Bill Maher vs. Web Logs

Erica Jackson has a very good response to Bill Maher’s recent attack on web loggers on his Politically Incorrect show. In case you haven’t followed this, Politically Incorrect auctioned off an appearance on the show and somebody put up $47,000 for the right to be on the show (which is about $46,999 too many).

Anyway, Maher used the guest’s appearance to rip on people who keep journals online. Here’s how Jackson sums up Maher’s message,

Much to my surprise, Maher focussed his vitriol on online journals. I was shocked someone who scorns the Internet (this isn’t the first time he’s belittled it) would even be aware OLJs exist. Others on the panel went on to say that people who are spending that time online, are missing out on the “real” world. (As if word-addicted people like myself would be Hollywood scenesters but for the Internet.) Further, Maher scoffed at panelist Bill O’Reilly’s assertion that OLJs were just an natural extension of the talk show/reality TV model (which for many, they clearly are).

Maher insisted they worked hard to be on TV, so why should idiots with web pages get so much attention. I defy him to learn all the technical aspects of TV production and not only not be paid handsomely for it, but pay for the privilege out of his own pocket.

Give me a break. One of the big knocks on web loggers is they’re obssessed with getting mentioned on each other’s web logs and whine about who discovered a link first and why won’t popular blog A link to me. Television invented this sort of incestuous nonsense.

There are really two main differences between the average web logger and Bill Maher — the average web logger is more interesting and they write their own material (I wouldn’t hold that last part against Maher if his material wasn’t so bad. In fact Maher is one of the few comedians I’ve seen who is actually less funny than Bob Saget.

If anything I think Jackson herself underestimates the value of online journals. Although there used to be a much wider audience for it, today the art of the memoir has all but disappeared. Book publishers today only want memoirs from extremely famous people, and unfortunately most of those books tend to be self-serving arguments in favor of some personal goal rather than honest autobiography.
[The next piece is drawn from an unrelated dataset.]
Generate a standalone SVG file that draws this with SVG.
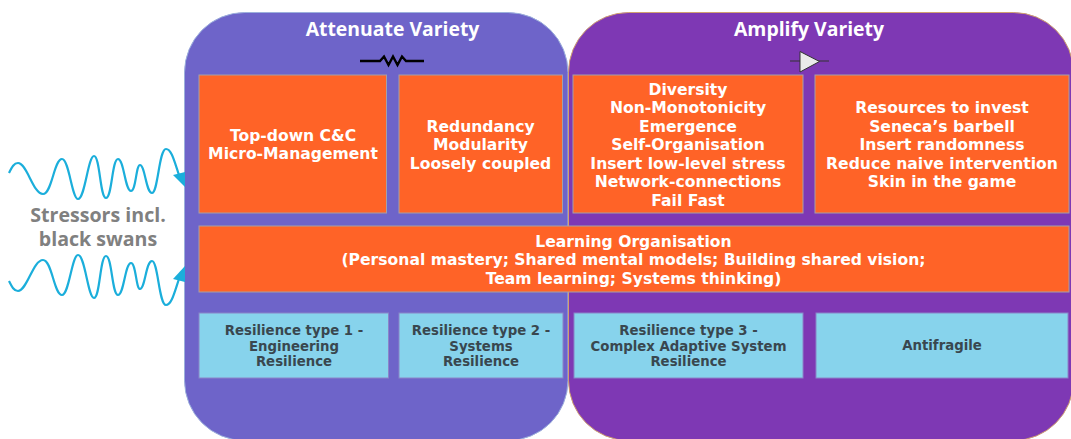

About a decade a go, I had the opportunity to interview a man who had played a key role in the development of the university I was attending at the time. He had self-published several volumes of memoirs. Unless you attended this university during the 1940s or 1950s, this man is competely unkown, and yet he had fascinating stories of traveling in pre-war Europe and then returning back there as a soldier.

Another professor I never actually met self-published an autobiography describing his family’s harrowing flight out of Communist-controlled Poland at the end of World War II. Again, the way Maher measures success this person is a nobody.

If these two men had web logs I’m sure the things they would have to say would be of far more interest than Maher’s rather trite rehashing of current events.